Mr. Barros was appointed when his predecessor, Richard F. Smith, left the company after the breach.
Equifax said it was facing more than 240 lawsuits seeking class action status, as well as investigations from a plethora of regulatory and law enforcement agencies. All 50 state attorneys general have demanded information, Equifax said, as have the Federal Trade Commission, the Consumer Financial Protection Bureau, the Securities and Exchange Commission and regulators in Britain and Canada.
Officials from the S.E.C. and the United States attorney’s office in Atlanta, where Equifax has its headquarters, have begun investigating stock sales by several Equifax executives in the days after the breach was detected by the company, but before it was publicly revealed — an announcement that sent Equifax shares plunging. Equifax said last week that its internal investigation of the trades had turned up no evidence of wrongdoing.
Equifax said it could not estimate the future expenses of dealing with the breach’s fallout, but they are expected to be “significant.”
The company’s business of selling products and services directly to consumers will take the biggest hit, Equifax said, because it has stopped advertising for new business and is offering free credit monitoring for all American consumers.

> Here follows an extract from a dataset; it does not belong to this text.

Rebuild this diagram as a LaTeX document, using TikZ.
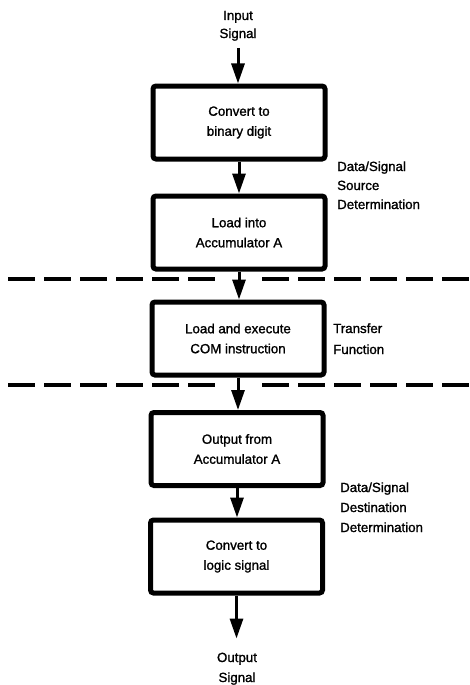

But one of Equifax’s fastest-growing businesses — selling employment and payroll data that it has collected on millions of American workers — seemed to have emerged relatively unscathed. Revenue for that unit rose 9 percent in the latest quarter, to $186.4 million.
Equifax said it was still conducting an internal review of the security breach. The examination has already uncovered “two significant deficiencies” in the company’s technology systems that are being remediated, the company said.